▶ **Your instructions**: For this exercise, output only the lines between the "Recreate this image" line and the "dots = (0, (1, 0.9))" line, both of them included, and skip all pictures.

▶ **Exercise data**:
::::
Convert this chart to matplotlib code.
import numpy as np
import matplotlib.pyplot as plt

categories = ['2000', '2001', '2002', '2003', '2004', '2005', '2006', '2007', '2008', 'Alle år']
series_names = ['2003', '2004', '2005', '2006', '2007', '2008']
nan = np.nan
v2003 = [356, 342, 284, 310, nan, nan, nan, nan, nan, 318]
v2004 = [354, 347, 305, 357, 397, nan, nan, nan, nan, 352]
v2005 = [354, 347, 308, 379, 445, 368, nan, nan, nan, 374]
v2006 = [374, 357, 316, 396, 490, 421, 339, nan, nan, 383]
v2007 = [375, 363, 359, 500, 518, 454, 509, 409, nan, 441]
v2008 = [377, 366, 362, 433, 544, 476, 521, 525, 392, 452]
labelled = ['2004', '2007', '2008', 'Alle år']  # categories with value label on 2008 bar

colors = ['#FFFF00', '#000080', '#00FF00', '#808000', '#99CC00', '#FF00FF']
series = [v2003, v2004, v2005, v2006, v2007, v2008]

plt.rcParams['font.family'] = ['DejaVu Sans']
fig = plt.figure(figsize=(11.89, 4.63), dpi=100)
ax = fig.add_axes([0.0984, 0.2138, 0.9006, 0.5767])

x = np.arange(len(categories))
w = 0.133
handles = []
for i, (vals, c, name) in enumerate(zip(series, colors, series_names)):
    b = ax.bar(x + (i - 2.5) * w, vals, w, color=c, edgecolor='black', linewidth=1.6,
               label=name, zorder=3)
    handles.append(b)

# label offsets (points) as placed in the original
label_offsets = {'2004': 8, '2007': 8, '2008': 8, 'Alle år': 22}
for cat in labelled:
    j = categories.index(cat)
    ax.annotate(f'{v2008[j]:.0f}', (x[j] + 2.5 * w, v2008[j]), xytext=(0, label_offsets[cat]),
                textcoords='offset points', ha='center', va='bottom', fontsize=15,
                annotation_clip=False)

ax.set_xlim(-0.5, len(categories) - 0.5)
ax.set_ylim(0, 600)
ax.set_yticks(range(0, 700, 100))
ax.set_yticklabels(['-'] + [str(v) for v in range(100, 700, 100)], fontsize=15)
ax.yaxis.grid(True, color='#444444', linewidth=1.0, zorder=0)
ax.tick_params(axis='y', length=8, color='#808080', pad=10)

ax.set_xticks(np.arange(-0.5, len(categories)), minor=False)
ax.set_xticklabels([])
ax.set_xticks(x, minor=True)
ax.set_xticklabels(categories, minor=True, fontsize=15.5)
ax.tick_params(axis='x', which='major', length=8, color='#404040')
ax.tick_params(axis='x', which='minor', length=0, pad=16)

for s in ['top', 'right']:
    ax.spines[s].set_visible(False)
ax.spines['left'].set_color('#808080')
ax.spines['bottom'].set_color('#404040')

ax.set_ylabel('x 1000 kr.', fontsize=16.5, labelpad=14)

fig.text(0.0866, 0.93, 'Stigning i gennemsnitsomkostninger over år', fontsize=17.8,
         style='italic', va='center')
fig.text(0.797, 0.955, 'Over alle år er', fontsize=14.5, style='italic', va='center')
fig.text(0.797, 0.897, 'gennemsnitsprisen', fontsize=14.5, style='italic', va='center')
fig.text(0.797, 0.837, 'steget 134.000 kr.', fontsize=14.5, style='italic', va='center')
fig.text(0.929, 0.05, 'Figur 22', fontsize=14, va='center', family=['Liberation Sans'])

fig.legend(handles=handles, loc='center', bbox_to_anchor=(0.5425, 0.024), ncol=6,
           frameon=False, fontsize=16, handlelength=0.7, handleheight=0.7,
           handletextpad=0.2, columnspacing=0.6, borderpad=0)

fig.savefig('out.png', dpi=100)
::::
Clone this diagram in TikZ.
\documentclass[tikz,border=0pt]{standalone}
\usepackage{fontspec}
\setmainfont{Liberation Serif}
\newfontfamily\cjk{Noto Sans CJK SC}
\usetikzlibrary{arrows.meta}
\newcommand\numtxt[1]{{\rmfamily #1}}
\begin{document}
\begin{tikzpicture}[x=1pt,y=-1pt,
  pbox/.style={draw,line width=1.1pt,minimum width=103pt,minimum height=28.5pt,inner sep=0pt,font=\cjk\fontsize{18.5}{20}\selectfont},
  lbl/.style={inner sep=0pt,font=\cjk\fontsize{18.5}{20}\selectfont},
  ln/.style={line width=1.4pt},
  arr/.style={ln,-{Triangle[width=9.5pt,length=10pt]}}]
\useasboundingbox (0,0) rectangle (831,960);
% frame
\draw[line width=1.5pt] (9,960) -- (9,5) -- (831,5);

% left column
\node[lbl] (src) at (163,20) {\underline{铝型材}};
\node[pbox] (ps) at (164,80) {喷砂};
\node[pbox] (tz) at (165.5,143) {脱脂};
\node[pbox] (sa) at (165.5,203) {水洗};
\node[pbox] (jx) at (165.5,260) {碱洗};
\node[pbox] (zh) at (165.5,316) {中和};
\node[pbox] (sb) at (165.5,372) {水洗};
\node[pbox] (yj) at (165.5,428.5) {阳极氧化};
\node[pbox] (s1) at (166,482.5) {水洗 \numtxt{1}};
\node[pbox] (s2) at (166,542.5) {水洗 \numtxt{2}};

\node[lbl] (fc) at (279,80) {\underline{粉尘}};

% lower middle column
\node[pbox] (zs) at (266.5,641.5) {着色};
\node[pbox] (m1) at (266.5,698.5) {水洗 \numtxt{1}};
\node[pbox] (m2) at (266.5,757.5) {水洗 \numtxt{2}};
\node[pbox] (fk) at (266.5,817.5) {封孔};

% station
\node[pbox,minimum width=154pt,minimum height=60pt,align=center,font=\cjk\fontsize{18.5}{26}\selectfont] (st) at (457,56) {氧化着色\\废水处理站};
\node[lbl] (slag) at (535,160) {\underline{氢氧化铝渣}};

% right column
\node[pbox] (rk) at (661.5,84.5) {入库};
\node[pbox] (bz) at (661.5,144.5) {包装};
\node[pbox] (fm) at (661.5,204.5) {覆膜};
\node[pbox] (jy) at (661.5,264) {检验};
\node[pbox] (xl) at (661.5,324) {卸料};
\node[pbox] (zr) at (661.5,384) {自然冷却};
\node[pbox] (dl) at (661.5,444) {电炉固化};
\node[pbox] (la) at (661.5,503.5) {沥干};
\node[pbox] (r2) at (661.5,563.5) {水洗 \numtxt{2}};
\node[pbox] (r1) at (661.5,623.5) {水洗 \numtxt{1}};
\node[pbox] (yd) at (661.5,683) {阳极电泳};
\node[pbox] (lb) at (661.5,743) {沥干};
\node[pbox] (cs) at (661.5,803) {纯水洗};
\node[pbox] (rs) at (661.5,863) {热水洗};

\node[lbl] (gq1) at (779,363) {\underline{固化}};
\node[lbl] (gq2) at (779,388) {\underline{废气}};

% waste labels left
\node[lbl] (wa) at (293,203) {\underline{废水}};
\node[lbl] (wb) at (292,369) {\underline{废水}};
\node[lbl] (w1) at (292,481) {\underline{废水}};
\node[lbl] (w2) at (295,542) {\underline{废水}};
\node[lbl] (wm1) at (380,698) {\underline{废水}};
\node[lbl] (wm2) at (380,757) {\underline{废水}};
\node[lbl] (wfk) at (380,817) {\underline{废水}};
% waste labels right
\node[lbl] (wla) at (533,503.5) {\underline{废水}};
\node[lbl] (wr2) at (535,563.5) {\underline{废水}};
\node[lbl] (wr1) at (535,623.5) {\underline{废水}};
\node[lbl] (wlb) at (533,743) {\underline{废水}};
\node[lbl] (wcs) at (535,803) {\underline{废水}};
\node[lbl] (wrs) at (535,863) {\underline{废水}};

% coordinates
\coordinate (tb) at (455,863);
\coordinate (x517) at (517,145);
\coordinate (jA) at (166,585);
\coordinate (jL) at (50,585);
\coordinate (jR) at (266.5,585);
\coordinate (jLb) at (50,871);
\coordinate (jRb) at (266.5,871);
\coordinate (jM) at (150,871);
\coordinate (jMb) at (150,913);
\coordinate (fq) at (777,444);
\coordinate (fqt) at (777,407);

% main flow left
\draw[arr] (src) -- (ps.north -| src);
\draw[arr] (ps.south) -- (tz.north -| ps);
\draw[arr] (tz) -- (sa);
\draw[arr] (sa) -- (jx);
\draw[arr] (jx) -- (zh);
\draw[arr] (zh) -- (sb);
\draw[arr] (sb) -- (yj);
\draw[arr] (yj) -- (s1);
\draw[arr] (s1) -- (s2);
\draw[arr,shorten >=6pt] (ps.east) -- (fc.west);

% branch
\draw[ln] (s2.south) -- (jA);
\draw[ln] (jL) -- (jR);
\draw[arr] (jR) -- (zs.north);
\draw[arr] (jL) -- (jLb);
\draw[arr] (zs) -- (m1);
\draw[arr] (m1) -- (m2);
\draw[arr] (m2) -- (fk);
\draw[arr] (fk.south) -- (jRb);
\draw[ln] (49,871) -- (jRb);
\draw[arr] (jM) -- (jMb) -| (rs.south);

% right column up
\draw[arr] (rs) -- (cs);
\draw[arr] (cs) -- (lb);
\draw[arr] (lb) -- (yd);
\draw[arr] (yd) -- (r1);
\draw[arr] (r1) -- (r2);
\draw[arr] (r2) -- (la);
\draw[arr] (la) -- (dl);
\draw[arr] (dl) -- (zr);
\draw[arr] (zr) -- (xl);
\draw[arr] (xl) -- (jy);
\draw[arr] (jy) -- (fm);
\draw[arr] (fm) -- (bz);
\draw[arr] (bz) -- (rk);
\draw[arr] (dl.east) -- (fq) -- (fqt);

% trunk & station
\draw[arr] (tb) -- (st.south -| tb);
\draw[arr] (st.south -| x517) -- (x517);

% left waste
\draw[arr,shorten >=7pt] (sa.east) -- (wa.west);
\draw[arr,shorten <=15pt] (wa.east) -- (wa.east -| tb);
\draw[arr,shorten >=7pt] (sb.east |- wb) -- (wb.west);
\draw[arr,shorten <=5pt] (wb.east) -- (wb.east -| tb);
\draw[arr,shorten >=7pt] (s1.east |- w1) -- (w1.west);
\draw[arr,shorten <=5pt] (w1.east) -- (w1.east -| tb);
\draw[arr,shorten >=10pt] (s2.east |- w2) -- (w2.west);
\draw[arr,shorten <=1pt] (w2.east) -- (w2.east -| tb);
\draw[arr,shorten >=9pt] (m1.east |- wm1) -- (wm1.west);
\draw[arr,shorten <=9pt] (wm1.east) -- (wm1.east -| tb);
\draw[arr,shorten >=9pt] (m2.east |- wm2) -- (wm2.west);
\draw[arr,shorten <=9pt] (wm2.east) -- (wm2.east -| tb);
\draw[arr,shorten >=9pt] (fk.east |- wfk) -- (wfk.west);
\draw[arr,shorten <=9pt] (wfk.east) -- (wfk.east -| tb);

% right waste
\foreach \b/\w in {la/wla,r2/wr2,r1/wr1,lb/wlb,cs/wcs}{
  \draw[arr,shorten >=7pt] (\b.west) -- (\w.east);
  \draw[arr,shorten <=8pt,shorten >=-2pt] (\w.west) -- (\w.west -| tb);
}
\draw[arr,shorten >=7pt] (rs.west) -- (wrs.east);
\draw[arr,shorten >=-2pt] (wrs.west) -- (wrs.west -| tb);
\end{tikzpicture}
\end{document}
::::
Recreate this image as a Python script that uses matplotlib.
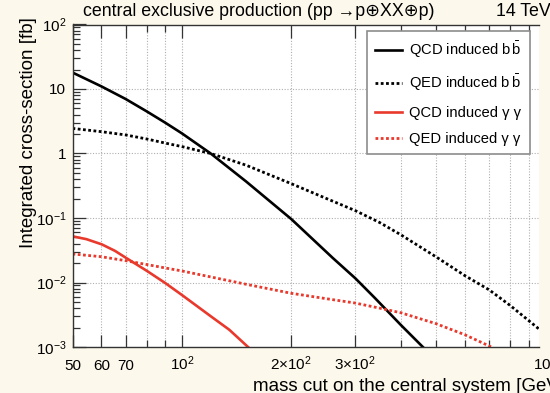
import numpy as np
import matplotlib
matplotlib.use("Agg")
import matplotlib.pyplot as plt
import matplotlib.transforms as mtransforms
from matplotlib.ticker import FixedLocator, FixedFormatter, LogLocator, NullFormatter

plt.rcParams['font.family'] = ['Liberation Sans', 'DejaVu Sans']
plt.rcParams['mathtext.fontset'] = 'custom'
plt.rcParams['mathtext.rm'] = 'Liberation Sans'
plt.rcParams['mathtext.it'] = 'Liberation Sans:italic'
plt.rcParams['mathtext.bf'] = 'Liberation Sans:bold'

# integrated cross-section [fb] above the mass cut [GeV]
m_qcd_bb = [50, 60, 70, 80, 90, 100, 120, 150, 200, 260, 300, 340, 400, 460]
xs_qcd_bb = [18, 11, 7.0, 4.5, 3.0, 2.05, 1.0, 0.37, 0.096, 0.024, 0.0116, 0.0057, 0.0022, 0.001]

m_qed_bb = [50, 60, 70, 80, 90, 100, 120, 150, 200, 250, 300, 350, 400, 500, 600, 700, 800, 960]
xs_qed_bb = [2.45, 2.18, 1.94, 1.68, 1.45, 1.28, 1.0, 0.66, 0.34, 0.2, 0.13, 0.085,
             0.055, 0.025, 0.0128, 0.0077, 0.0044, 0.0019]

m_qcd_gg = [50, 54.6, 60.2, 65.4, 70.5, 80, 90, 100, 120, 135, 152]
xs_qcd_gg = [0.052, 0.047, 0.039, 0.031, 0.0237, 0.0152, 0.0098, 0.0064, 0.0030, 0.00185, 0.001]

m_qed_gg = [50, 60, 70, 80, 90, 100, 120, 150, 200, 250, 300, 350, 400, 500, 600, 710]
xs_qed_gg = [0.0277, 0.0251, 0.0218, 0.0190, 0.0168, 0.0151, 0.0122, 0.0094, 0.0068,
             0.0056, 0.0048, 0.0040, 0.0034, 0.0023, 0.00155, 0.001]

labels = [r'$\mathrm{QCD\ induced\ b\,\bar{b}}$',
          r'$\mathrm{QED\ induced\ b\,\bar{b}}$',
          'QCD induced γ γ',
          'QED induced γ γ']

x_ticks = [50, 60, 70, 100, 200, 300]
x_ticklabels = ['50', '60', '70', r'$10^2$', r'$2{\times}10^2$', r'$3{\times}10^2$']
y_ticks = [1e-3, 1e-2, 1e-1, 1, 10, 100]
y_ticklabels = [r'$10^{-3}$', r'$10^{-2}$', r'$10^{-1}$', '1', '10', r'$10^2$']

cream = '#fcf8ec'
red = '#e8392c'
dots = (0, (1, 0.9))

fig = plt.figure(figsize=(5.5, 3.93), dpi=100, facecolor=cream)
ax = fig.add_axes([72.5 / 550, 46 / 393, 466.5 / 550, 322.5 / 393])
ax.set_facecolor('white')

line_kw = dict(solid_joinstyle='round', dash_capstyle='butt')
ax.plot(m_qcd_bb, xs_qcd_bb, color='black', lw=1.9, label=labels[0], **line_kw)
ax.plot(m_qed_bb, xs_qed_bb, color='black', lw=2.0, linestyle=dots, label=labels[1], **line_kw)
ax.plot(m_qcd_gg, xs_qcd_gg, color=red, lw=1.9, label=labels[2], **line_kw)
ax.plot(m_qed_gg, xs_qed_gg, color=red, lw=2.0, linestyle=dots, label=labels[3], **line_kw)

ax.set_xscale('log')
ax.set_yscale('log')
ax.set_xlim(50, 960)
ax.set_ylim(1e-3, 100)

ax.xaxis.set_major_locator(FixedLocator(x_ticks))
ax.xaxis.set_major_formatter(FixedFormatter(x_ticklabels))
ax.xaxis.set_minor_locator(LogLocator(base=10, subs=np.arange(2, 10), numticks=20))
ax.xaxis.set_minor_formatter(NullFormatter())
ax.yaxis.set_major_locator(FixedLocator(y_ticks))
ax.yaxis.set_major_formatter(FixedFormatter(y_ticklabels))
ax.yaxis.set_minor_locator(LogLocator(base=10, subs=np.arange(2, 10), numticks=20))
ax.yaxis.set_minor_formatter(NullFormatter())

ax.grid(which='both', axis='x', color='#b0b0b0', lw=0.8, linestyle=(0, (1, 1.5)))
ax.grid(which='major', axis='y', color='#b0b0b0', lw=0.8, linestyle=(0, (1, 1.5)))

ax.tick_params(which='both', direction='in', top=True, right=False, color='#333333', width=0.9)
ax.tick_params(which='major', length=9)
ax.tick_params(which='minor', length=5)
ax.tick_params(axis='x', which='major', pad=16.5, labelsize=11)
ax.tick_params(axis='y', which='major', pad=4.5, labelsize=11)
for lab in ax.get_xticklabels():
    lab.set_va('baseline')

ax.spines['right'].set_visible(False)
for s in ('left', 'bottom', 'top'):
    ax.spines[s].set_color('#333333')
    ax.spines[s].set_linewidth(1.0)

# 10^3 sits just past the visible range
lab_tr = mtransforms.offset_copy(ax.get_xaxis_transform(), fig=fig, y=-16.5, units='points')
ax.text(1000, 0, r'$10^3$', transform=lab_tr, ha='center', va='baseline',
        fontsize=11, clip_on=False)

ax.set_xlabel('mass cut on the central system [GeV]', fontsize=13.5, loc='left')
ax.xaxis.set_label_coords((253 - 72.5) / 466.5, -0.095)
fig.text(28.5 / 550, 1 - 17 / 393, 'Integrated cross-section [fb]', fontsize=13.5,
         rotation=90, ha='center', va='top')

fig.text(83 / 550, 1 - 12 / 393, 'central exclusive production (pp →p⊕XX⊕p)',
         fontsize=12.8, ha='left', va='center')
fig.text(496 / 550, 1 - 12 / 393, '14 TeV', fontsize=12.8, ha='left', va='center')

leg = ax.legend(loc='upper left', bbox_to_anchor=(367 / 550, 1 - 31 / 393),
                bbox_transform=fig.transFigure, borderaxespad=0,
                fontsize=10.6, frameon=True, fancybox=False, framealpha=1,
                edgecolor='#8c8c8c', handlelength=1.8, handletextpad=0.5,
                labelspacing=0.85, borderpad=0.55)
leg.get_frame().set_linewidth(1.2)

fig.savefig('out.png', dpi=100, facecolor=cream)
::::
▶ **Answer for this exercise**:
Recreate this image as a Python script that uses matplotlib.
import numpy as np
import matplotlib
matplotlib.use("Agg")
import matplotlib.pyplot as plt
import matplotlib.transforms as mtransforms
from matplotlib.ticker import FixedLocator, FixedFormatter, LogLocator, NullFormatter

plt.rcParams['font.family'] = ['Liberation Sans', 'DejaVu Sans']
plt.rcParams['mathtext.fontset'] = 'custom'
plt.rcParams['mathtext.rm'] = 'Liberation Sans'
plt.rcParams['mathtext.it'] = 'Liberation Sans:italic'
plt.rcParams['mathtext.bf'] = 'Liberation Sans:bold'

# integrated cross-section [fb] above the mass cut [GeV]
m_qcd_bb = [50, 60, 70, 80, 90, 100, 120, 150, 200, 260, 300, 340, 400, 460]
xs_qcd_bb = [18, 11, 7.0, 4.5, 3.0, 2.05, 1.0, 0.37, 0.096, 0.024, 0.0116, 0.0057, 0.0022, 0.001]

m_qed_bb = [50, 60, 70, 80, 90, 100, 120, 150, 200, 250, 300, 350, 400, 500, 600, 700, 800, 960]
xs_qed_bb = [2.45, 2.18, 1.94, 1.68, 1.45, 1.28, 1.0, 0.66, 0.34, 0.2, 0.13, 0.085,
             0.055, 0.025, 0.0128, 0.0077, 0.0044, 0.0019]

m_qcd_gg = [50, 54.6, 60.2, 65.4, 70.5, 80, 90, 100, 120, 135, 152]
xs_qcd_gg = [0.052, 0.047, 0.039, 0.031, 0.0237, 0.0152, 0.0098, 0.0064, 0.0030, 0.00185, 0.001]

m_qed_gg = [50, 60, 70, 80, 90, 100, 120, 150, 200, 250, 300, 350, 400, 500, 600, 710]
xs_qed_gg = [0.0277, 0.0251, 0.0218, 0.0190, 0.0168, 0.0151, 0.0122, 0.0094, 0.0068,
             0.0056, 0.0048, 0.0040, 0.0034, 0.0023, 0.00155, 0.001]

labels = [r'$\mathrm{QCD\ induced\ b\,\bar{b}}$',
          r'$\mathrm{QED\ induced\ b\,\bar{b}}$',
          'QCD induced γ γ',
          'QED induced γ γ']

x_ticks = [50, 60, 70, 100, 200, 300]
x_ticklabels = ['50', '60', '70', r'$10^2$', r'$2{\times}10^2$', r'$3{\times}10^2$']
y_ticks = [1e-3, 1e-2, 1e-1, 1, 10, 100]
y_ticklabels = [r'$10^{-3}$', r'$10^{-2}$', r'$10^{-1}$', '1', '10', r'$10^2$']

cream = '#fcf8ec'
red = '#e8392c'
dots = (0, (1, 0.9))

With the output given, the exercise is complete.